India Art Fair

5 - 8 February 2026 
Overview
Booth C02

At India Art Fair 2026, TARQ presents works by ten artists, each engaging with perceptions of space and place. The artists’ visual vocabularies unfold layered conversations about how our surroundings are shaped through memory, lived experience, transformation, and consciousness. They reflect on both the poetics (the intimate, emotional and sensory dimensions) and the politics (the historical, ecological, and structural forces) of the environments they inhabit and represent.

 

From the quiet precision of Vishwa Shroff’s window facades to the visual rhythm of Sameer Kulavoor’s city observations, there is a shared attention to how everyday spaces are charged with metaphorical readings.
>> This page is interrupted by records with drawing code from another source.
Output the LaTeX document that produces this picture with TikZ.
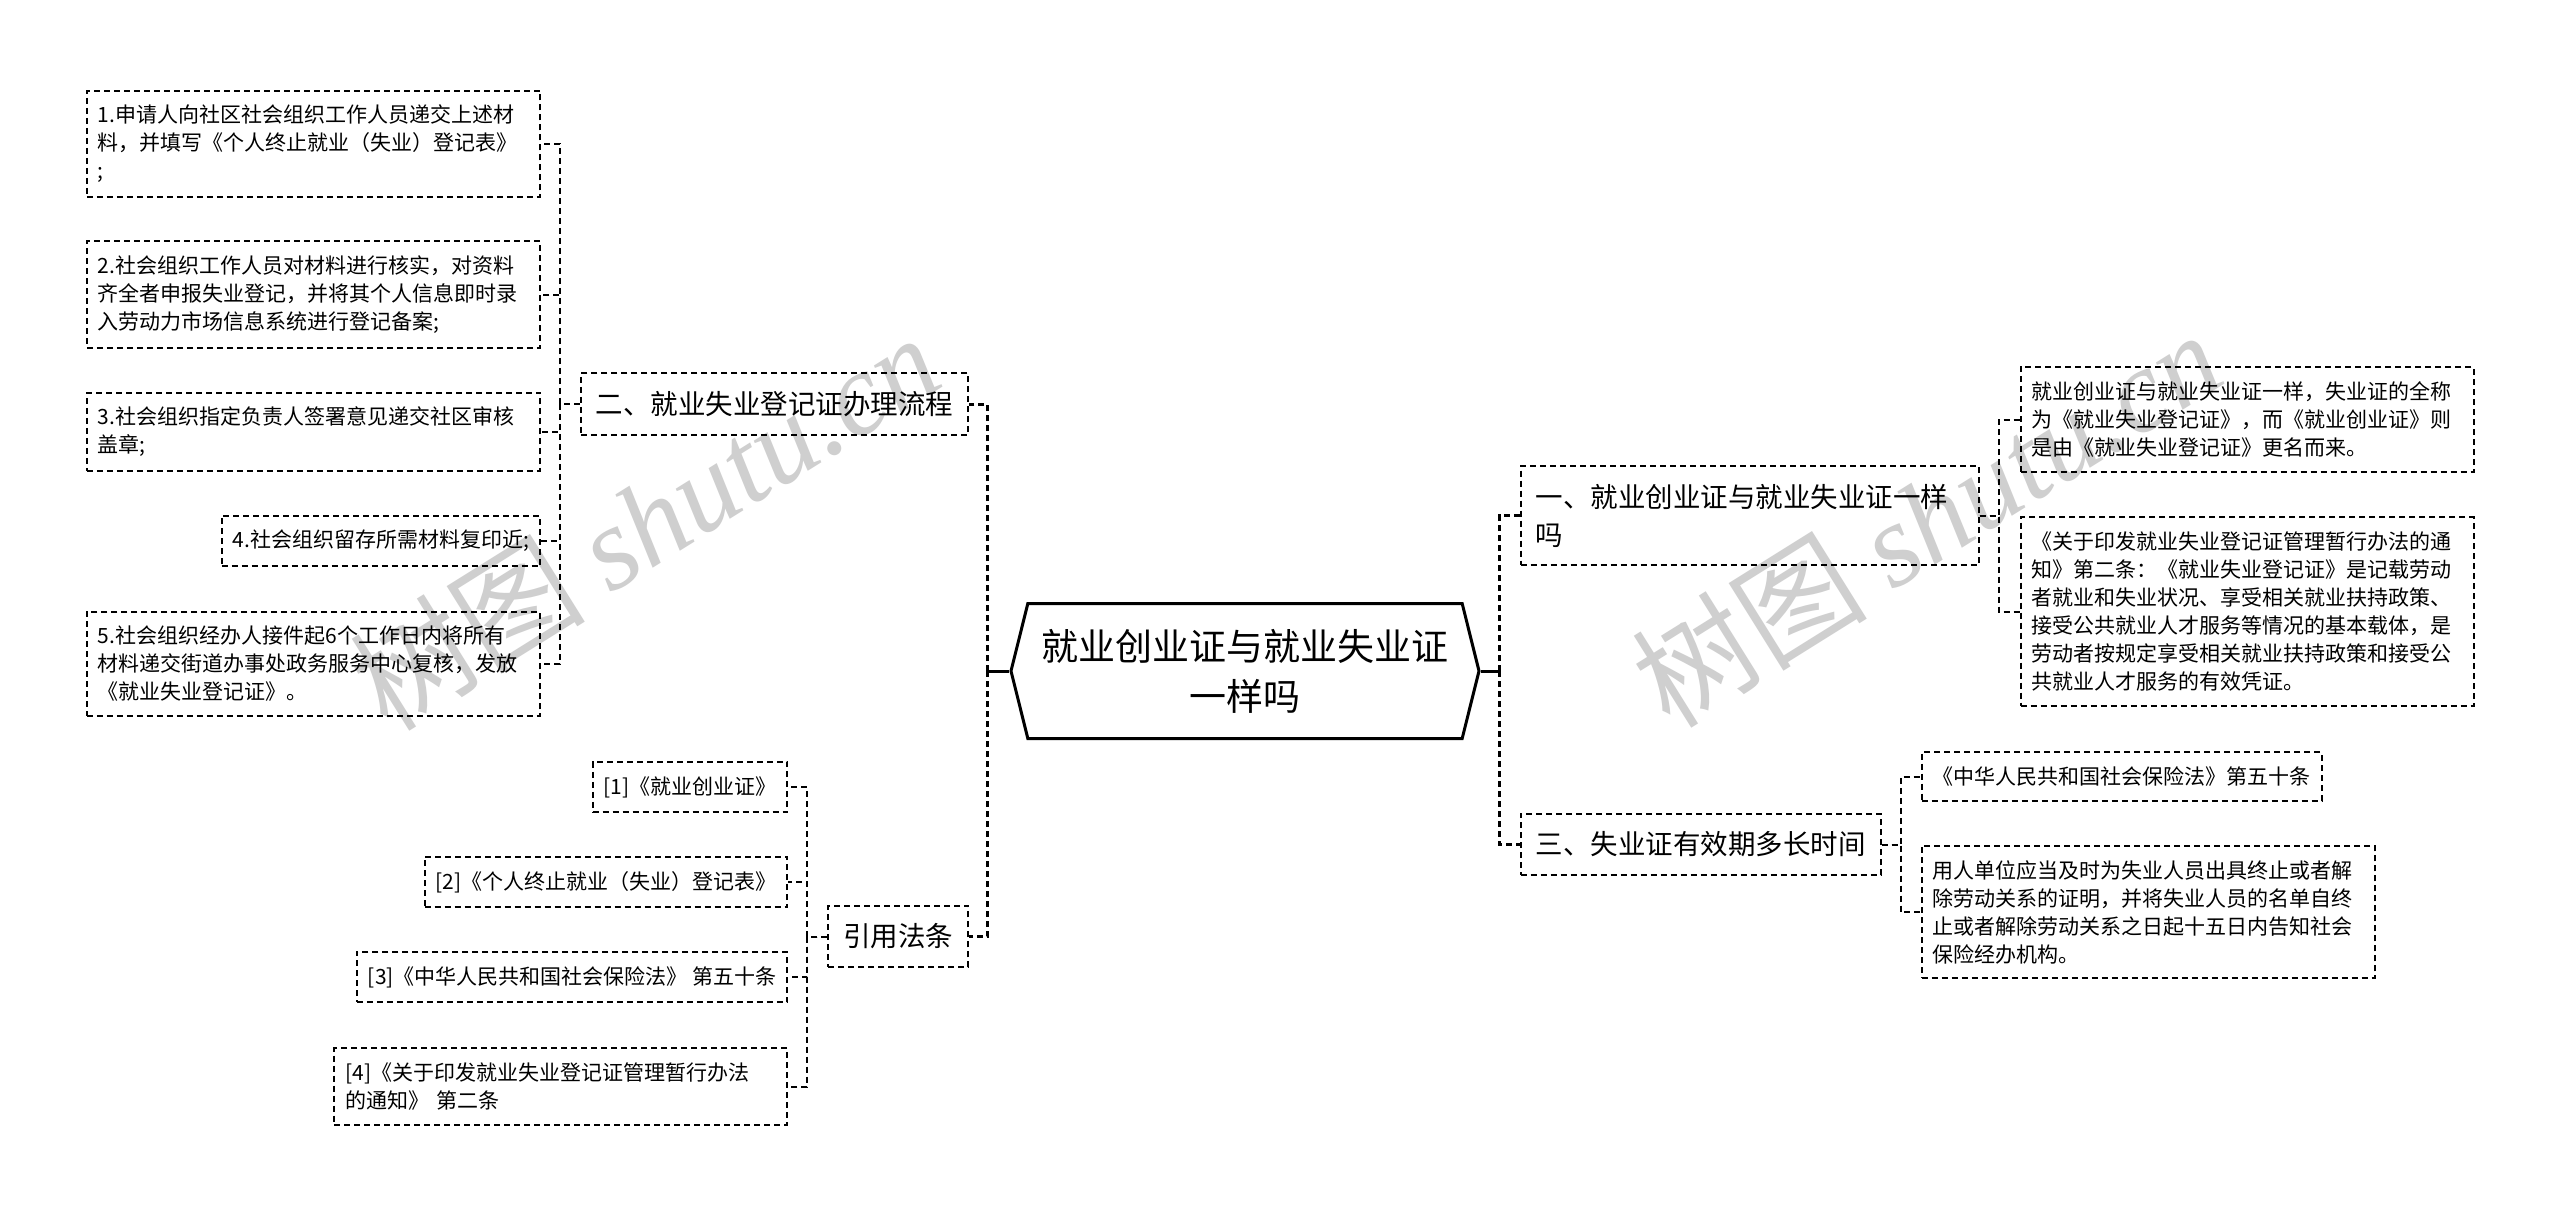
\documentclass[tikz,border=0pt]{standalone}
\usepackage{fontspec}
\setmainfont{Noto Sans CJK SC}
\newfontfamily\wmfont{Liberation Serif}
\usepackage{tikz}
\usetikzlibrary{shapes.symbols,positioning}

\begin{document}
\begin{tikzpicture}[
        x=1pt, y=1pt,
        topic/.style={signal, signal to=west and east, signal pointer angle=152, draw, line width=3pt, minimum width=468pt, minimum height=135pt, inner sep=0pt, align=center, font=\fontsize{37pt}{50pt}\selectfont},
        subtopic/.style={rectangle, draw, line width=2pt, dash pattern=on 6pt off 4pt, inner xsep=15pt, inner ysep=18pt, align=left, font=\fontsize{27.5pt}{38pt}\selectfont},
        leaf/.style={rectangle, draw, line width=2pt, dash pattern=on 6pt off 4pt, inner xsep=11pt, inner ysep=14.5pt, align=left, font=\fontsize{21pt}{28pt}\selectfont},
        note/.style={leaf, text width=431pt},
        stub/.style={line width=3pt},
        trunk/.style={line width=3pt, dash pattern=on 6pt off 4pt},
        link/.style={line width=2pt, dash pattern=on 6pt off 4pt},
        wmark/.style={rotate=32, text=black!19, font=\fontsize{118pt}{118pt}\selectfont}
    ]
        \fill[white] (0,0) rectangle (2560,-1217);
        \useasboundingbox (0,0) rectangle (2560,-1217);
        % watermark
        \node[wmark] (wm1) at (644,-521) {树图 {\wmfont\itshape shutu.cn}};
        \node[wmark] (wm2) at (1926,-518) {树图 {\wmfont\itshape shutu.cn}};
        % centre and main topics
        \node[topic] (root) at (1245,-671) {就业创业证与就业失业证\\一样吗};
        \node[subtopic, left=40pt of root, yshift=267pt] (flow) {二、就业失业登记证办理流程};
        \node[subtopic, left=40pt of root, yshift=-265.5pt] (cite) {引用法条};
        \node[subtopic, right=39pt of root, yshift=155.5pt, text width=428pt] (same) {一、就业创业证与就业失业证一样\\吗};
        \node[subtopic, right=39pt of root, yshift=-173.5pt] (valid) {三、失业证有效期多长时间};
        % procedure steps
        \node[note, left=39pt of flow, yshift=260pt] (s1) {1.申请人向社区社会组织工作人员递交上述材\\料，并填写《个人终止就业（失业）登记表》\\;};
        \node[note, left=39pt of flow, yshift=109.5pt] (s2) {2.社会组织工作人员对材料进行核实，对资料\\齐全者申报失业登记，并将其个人信息即时录\\入劳动力市场信息系统进行登记备案;};
        \node[note, left=39pt of flow, yshift=-28pt] (s3) {3.社会组织指定负责人签署意见递交社区审核\\盖章;};
        \node[leaf, left=39pt of flow, yshift=-137pt] (s4) {4.社会组织留存所需材料复印近;};
        \node[note, left=39pt of flow, yshift=-260pt] (s5) {5.社会组织经办人接件起6个工作日内将所有\\材料递交街道办事处政务服务中心复核，发放\\《就业失业登记证》。};
        % cited laws
        \node[leaf, left=39pt of cite, yshift=149.5pt] (law1) {[1]《就业创业证》};
        \node[leaf, left=39pt of cite, yshift=54.5pt] (law2) {[2]《个人终止就业（失业）登记表》};
        \node[leaf, left=39pt of cite, yshift=-40.5pt] (law3) {[3]《中华人民共和国社会保险法》 第五十条};
        \node[note, left=39pt of cite, yshift=-150pt] (law4) {[4]《关于印发就业失业登记证管理暂行办法\\的通知》 第二条};
        % right side
        \node[note, right=40pt of same, yshift=96pt] (same1) {就业创业证与就业失业证一样，失业证的全称\\为《就业失业登记证》，而《就业创业证》则\\是由《就业失业登记证》更名而来。};
        \node[note, right=40pt of same, yshift=-96pt] (same2) {《关于印发就业失业登记证管理暂行办法的通\\知》第二条：《就业失业登记证》是记载劳动\\者就业和失业状况、享受相关就业扶持政策、\\接受公共就业人才服务等情况的基本载体，是\\劳动者按规定享受相关就业扶持政策和接受公\\共就业人才服务的有效凭证。};
        \node[leaf, right=39pt of valid, yshift=68pt] (valid1) {《中华人民共和国社会保险法》第五十条};
        \node[note, right=39pt of valid, yshift=-67.5pt] (valid2) {用人单位应当及时为失业人员出具终止或者解\\除劳动关系的证明，并将失业人员的名单自终\\止或者解除劳动关系之日起十五日内告知社会\\保险经办机构。};
        % connectors
        \draw[stub] (root.west) -- ++(-22,0) coordinate (lt);
        \draw[stub] (root.east) -- ++(19,0) coordinate (rt);
        \draw[trunk] (lt) |- (flow.east);
        \draw[trunk] (lt) |- (cite.east);
        \draw[trunk] (rt) |- (same.west);
        \draw[trunk] (rt) |- (valid.west);
        \foreach \n in {s1,s2,s3,s4,s5}
            \draw[link] (flow.west) -- ++(-20,0) |- (\n.east);
        \foreach \n in {law1,law2,law3,law4}
            \draw[link] (cite.west) -- ++(-20,0) |- (\n.east);
        \foreach \n in {same1,same2}
            \draw[link] (same.east) -- ++(19,0) |- (\n.west);
        \foreach \n in {valid1,valid2}
            \draw[link] (valid.east) -- ++(19,0) |- (\n.west);
    \end{tikzpicture}
\end{document}
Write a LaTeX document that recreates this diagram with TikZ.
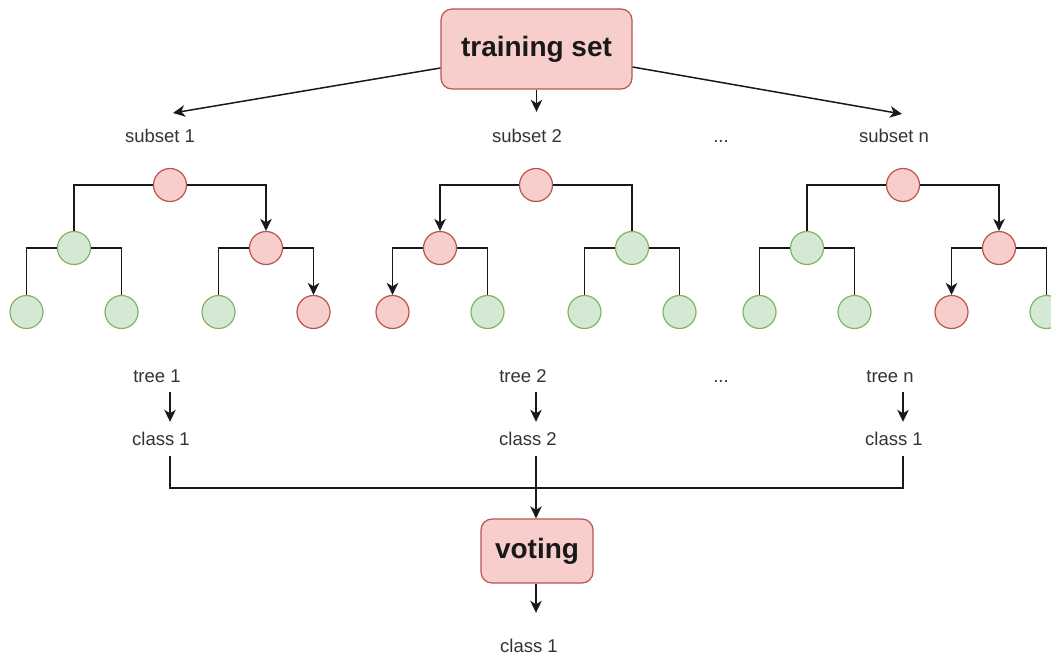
\documentclass[tikz,border=0pt]{standalone}
\usepackage{fontspec}
\setmainfont{Liberation Sans}
\newfontfamily\lab{Liberation Sans}
\usetikzlibrary{arrows.meta}
\definecolor{redfill}{HTML}{F8CECC}
\definecolor{redline}{HTML}{B85450}
\definecolor{greenfill}{HTML}{D5E8D4}
\definecolor{greenline}{HTML}{82B366}
\definecolor{labtext}{HTML}{333333}
\tikzset{
  lbl/.style={font=\lab\fontsize{18.5}{22}\selectfont, text=labtext,
    text height=14pt, text depth=4pt, inner sep=0pt, anchor=base},
  bigbox/.style={draw=redline, fill=redfill, line width=1.2pt, rounded corners=11pt,
    font=\bfseries\fontsize{28}{32}\selectfont, text=black!90, inner sep=0pt},
  rnode/.style={circle, draw=redline, fill=redfill, line width=1.2pt,
    minimum size=33pt, inner sep=0pt},
  gnode/.style={circle, draw=greenline, fill=greenfill, line width=1.2pt,
    minimum size=33pt, inner sep=0pt},
  conn/.style={draw=black!90, line width=1.5pt},
  arr/.style={conn, -{Stealth[length=12pt,width=11.5pt,inset=3.5pt]}}
}
\begin{document}
\begin{tikzpicture}[x=1pt,y=-1pt]
\useasboundingbox (0,0) rectangle (1051,655);
\clip (0,0) rectangle (1051,655);

% top box and the three subsets
\node[bigbox, minimum width=191pt, minimum height=80pt] (ts) at (536.5,49) {training set};
\node[lbl] (s1) at (160,143) {subset 1};
\node[lbl] (s2) at (527,143) {subset 2};
\node[lbl] (sdots) at (721,143) {...};
\node[lbl] (sn) at (894,143) {subset n};
\coordinate (s1tip) at (173,113);
\coordinate (sntip) at (902,114);
\draw[arr] ([yshift=-19pt]ts.west) -- (s1tip);
\draw[arr] ([yshift=-18pt]ts.east) -- (sntip);
\draw[arr, shorten >=17pt] (ts.south) -- (ts.south |- s2.north);

% tree 1
\node[rnode] (a0) at (170,185) {};
\node[gnode] (a1) at (74,248) {};
\node[rnode] (a2) at (266,248) {};
\node[gnode] (a11) at (26.5,312) {};
\node[gnode] (a12) at (121.5,312) {};
\node[gnode] (a21) at (218.5,312) {};
\node[rnode] (a22) at (313.5,312) {};
\draw[conn] (a0.west) -| (a1.north);
\draw[arr] (a0.east) -| (a2.north);
\draw[conn] (a1.west) -| (a11.north);
\draw[conn] (a1.east) -| (a12.north);
\draw[conn] (a2.west) -| (a21.north);
\draw[arr] (a2.east) -| (a22.north);

% tree 2
\node[rnode] (b0) at (536,185) {};
\node[rnode] (b1) at (440,248) {};
\node[gnode] (b2) at (632,248) {};
\node[rnode] (b11) at (392.5,312) {};
\node[gnode] (b12) at (487.5,312) {};
\node[gnode] (b21) at (584.5,312) {};
\node[gnode] (b22) at (679.5,312) {};
\draw[arr] (b0.west) -| (b1.north);
\draw[conn] (b0.east) -| (b2.north);
\draw[arr] (b1.west) -| (b11.north);
\draw[conn] (b1.east) -| (b12.north);
\draw[conn] (b2.west) -| (b21.north);
\draw[conn] (b2.east) -| (b22.north);

% tree n
\node[rnode] (c0) at (903,185) {};
\node[gnode] (c1) at (807,248) {};
\node[rnode] (c2) at (999,248) {};
\node[gnode] (c11) at (759.5,312) {};
\node[gnode] (c12) at (854.5,312) {};
\node[rnode] (c21) at (951.5,312) {};
\node[gnode] (c22) at (1046.5,312) {};
\draw[conn] (c0.west) -| (c1.north);
\draw[arr] (c0.east) -| (c2.north);
\draw[conn] (c1.west) -| (c11.north);
\draw[conn] (c1.east) -| (c12.north);
\draw[arr] (c2.west) -| (c21.north);
\draw[conn] (c2.east) -| (c22.north);

% tree outputs
\node[lbl] (t1) at (157,382) {tree 1};
\node[lbl] (t2) at (523,382) {tree 2};
\node[lbl] (tdots) at (721,382) {...};
\node[lbl] (tn) at (890,382) {tree n};
\node[lbl] (k1) at (161,445) {class 1};
\node[lbl] (k2) at (528,445) {class 2};
\node[lbl] (kn) at (894,445) {class 1};
\draw[arr, shorten <=6pt, shorten >=9pt] (t1.south -| a0) -- (k1.north -| a0);
\draw[arr, shorten <=6pt, shorten >=9pt] (t2.south -| b0) -- (k2.north -| b0);
\draw[arr, shorten <=6pt, shorten >=9pt] (tn.south -| c0) -- (kn.north -| c0);

% voting
\node[bigbox, minimum width=112pt, minimum height=64pt] (vote) at (537,551) {voting};
\coordinate (join) at (536,488);
\draw[conn] (k1.south -| a0) ++(0,7) |- (join);
\draw[conn] (kn.south -| c0) ++(0,7) |- (join);
\draw[arr, shorten <=7pt] (k2.south -| b0) -- (b0 |- vote.north);
\node[lbl] (res) at (529,652) {class 1};
\draw[arr, shorten >=25pt] (b0 |- vote.south) -- (b0 |- res.north);
\end{tikzpicture}
\end{document}
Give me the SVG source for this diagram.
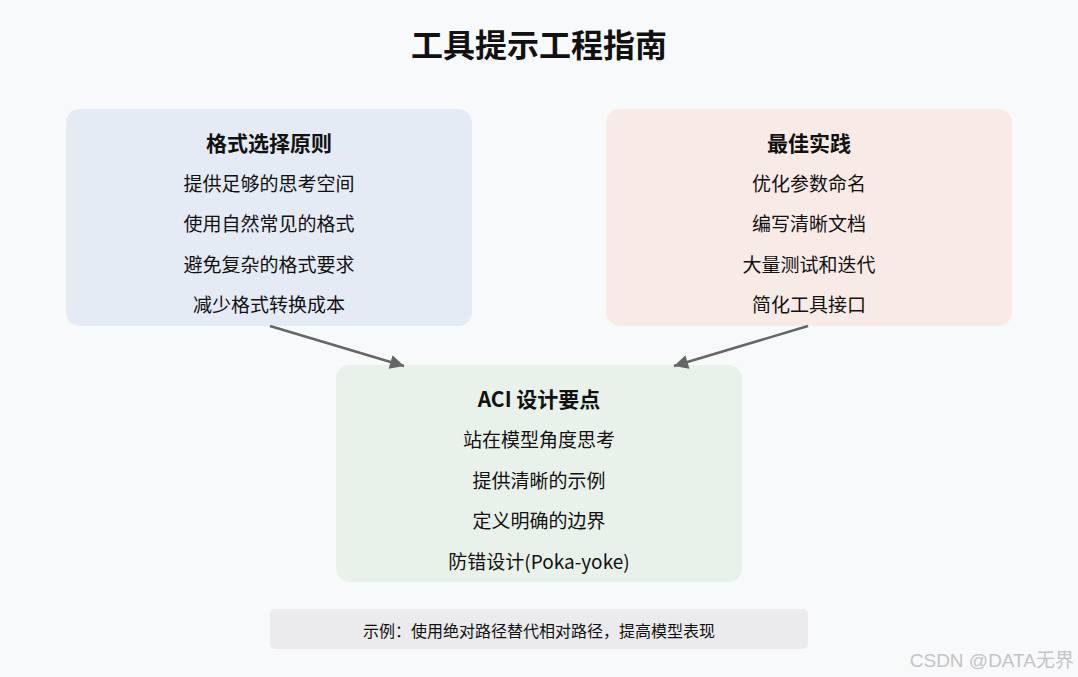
<svg xmlns="http://www.w3.org/2000/svg" width="1078" height="677" viewBox="0 0 1078 677">
<defs>
<style>
text{font-family:"Noto Sans CJK SC","Noto Sans",sans-serif;text-anchor:middle;fill:#111}
.title{font-size:32px;font-weight:bold}
.h{font-size:21px;font-weight:bold}
.i{font-size:19px}
.note{font-size:16px}
.wm{font-family:"Liberation Sans","Noto Sans CJK SC",sans-serif;font-size:19px;fill:#c4c4c4;text-anchor:end}
.conn{stroke:#666;stroke-width:2.5;fill:none}
</style>
<marker id="arr" viewBox="0 0 10 10" refX="10" refY="5" markerWidth="18" markerHeight="14" markerUnits="userSpaceOnUse" orient="auto">
<path d="M0,0 L10,5 L0,10 z" fill="#666"/>
</marker>
</defs>
<rect width="1078" height="677" fill="#f8f9fb"/>
<text class="title" x="539" y="57">工具提示工程指南</text>
<g id="format">
<rect x="66" y="109" width="406" height="217" rx="14" fill="#e4ebf5"/>
<text class="h" x="269" y="151">格式选择原则</text>
<text class="i" x="269" y="191">提供足够的思考空间</text>
<text class="i" x="269" y="231">使用自然常见的格式</text>
<text class="i" x="269" y="272">避免复杂的格式要求</text>
<text class="i" x="269" y="312">减少格式转换成本</text>
</g>
<g id="best">
<rect x="606" y="109" width="406" height="217" rx="14" fill="#f8ebe6"/>
<text class="h" x="809" y="151">最佳实践</text>
<text class="i" x="809" y="191">优化参数命名</text>
<text class="i" x="809" y="231">编写清晰文档</text>
<text class="i" x="809" y="272">大量测试和迭代</text>
<text class="i" x="809" y="312">简化工具接口</text>
</g>
<g id="aci">
<rect x="336" y="365" width="406" height="217" rx="14" fill="#e8f1ea"/>
<text class="h" x="539" y="407">ACI 设计要点</text>
<text class="i" x="539" y="447">站在模型角度思考</text>
<text class="i" x="539" y="488">提供清晰的示例</text>
<text class="i" x="539" y="528">定义明确的边界</text>
<text class="i" x="539" y="569">防错设计(Poka-yoke)</text>
</g>
<g id="connectors">
<line class="conn" x1="270" y1="326" x2="404" y2="366" marker-end="url(#arr)"/>
<line class="conn" x1="808" y1="326" x2="674" y2="366" marker-end="url(#arr)"/>
</g>
<g id="example">
<rect x="270" y="609" width="538" height="40" rx="5" fill="#ebebed"/>
<text class="note" x="539" y="637">示例：使用绝对路径替代相对路径，提高模型表现</text>
</g>
<text class="wm" x="1074" y="667">CSDN @DATA无界</text>
</svg>
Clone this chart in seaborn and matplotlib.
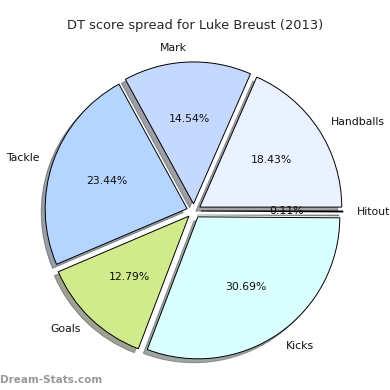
#!/usr/bin/env python3
"""Répartition des points DT pour Luke Breust (2013) — camembert éclaté avec ombre."""

import seaborn as sns
from matplotlib import pyplot as plt

# Données (pourcentages)
stats = ["Handballs", "Mark", "Tackle", "Goals", "Kicks", "Hitout"]
shares = [18.43, 14.54, 23.44, 12.79, 30.69, 0.11]
wedge_colors = ["#eaf1ff", "#c5d8ff", "#b4d5ff", "#d1ea8c", "#d9ffff", "#ffffff"]
explode = [0.05] * len(stats)


def main():
    sns.set_style("white")
    plt.rcParams["font.family"] = ["DejaVu Sans"]

    fig = plt.figure(figsize=(3.9, 3.9), dpi=100)
    ax = fig.add_axes([0.042, 0.004, 0.91, 0.91])

    ax.pie(
        shares,
        labels=stats,
        colors=wedge_colors,
        explode=explode,
        autopct="%.2f%%",
        shadow=True,
        startangle=0,
        wedgeprops={"edgecolor": "black", "linewidth": 0.7},
        textprops={"fontsize": 7.8, "color": "#111111"},
    )
    ax.set_aspect("equal")

    fig.text(0.5, 1 - 25 / 390, "DT score spread for Luke Breust (2013)",
             ha="center", va="center", fontsize=9.4)
    fig.text(0.0, 1 - 380 / 390, "Dream-Stats.com", ha="left", va="center",
             fontsize=7.5, fontweight="bold", color="#999999")

    fig.savefig("out.png", dpi=100)


if __name__ == "__main__":
    main()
Shroff’s set of seventy meticulously drawn facades highlight the memory of objects from spaces left behind, through ‘drawing movement’ where similar units placed side by side become contiguous to form a single work.

 

On the other hand, Kulavoor’s Wall Politic series explores the various implications of walls as a symbol: both architectural and ideological, the personal and the political. A wall can be the comforting enclosure of a private space or the imposing dividing line drawn between nations, ideologies, and people.

 

Areez Katki and Boshudhara Mukherjee turn to the tactility of fabric, stitching and weaving, to reflect on gendered labour and cultural lineage, and personal memory respectively. Katki embroiders drawings on cotton drop-cloths found in the artist’s family home in Tardeo. They use a pictorial shorthand to understand history, referring to studies made in 2018 during site visits in Iran, where significant archeological extractions were conducted over the 18th-20th Centuries by British and French excavation teams. 

 

As in much of Boshudhara’s recent practice, Altamire is guided by responsiveness to material rather than a fixed visual outcome. Denim and fabrics of comparable weight and thickness form the core of the composition, emphasising tactility.

 

Continuing the material delicateness, Parag Tandel presents textural relief sculptures in thread representing marine life that build on the layered histories of the Koli community of Mumbai. These works also feature words from the Koli Dictionary Project undertaken as part of Tandel Fund of Archives. The project comes together in a book, as a collection of words that are common to daily Koli parlance including Koli songs.

 

Saju Kunhan and Pratap Morey turn to the discourses of land, development, and displacement. Whether through reworked historical or cartographical maps, or fragmented urban architectures, they acknowledge how much the changing spatial dimension of our lives have an effect on culture and history. 

 

At the center of Kunhan’s work is a map, a region under duress, encircled by a tranquil rural landscape. The village evokes memories of the artist’s childhood, introducing a personal layer of nostalgia that contrasts with  the present reality of the region. The land’s historical depth and its continued significance within contemporary international politics render it metaphorically golden—valued, contested, and burdened by history.

 

In his photo-collages, Morey shrinks monumental urban structures to a minute scale to impart a sense of defiance. He creates compositions to instil feelings of confusion and dizzying that one might face moving in the city by extensively using images captured from metro construction and coastal road sites.

 

Philippe CaliaRonny Sen and Saubiya Chasmawala employ the medium of photography in their distinct approaches. In Calia’s work, the street becomes both subject and stage, where objects and characters are infused with poetic resonance. The work captures a kaleidoscopic portrait of Nana Chowk in Mumbai, revealing the city’s surreal, elusive essence.

 

Presenting the first work from Sen’s new project The Sun Rises in the East, set in 2045 amid climate collapse and rogue AI. At secret Bengal airfields from World War II, Sen is sent to find a wooden dog, an analog learning machine from the 1940s, built as a covert weapon system. Its survival after a century, now alongside a sixteen-year-old boy, questions the limits of knowledge, human and artificial, across past and future.

 

Chasmawala revisits photographs from family pilgrimages returning to images of her younger self. The veiled marks and illegible text on these images echo the half-understood verses she once recited, speaking of a yearning for reverence. They capture the quiet weight of faith carried in childhood and the enduring power of all that remains unsaid.

 

Together, through drawing, textile, photography, and mixed media, the artists engage with ideas of spaces and places as a site of memory, history, discussion and imagination.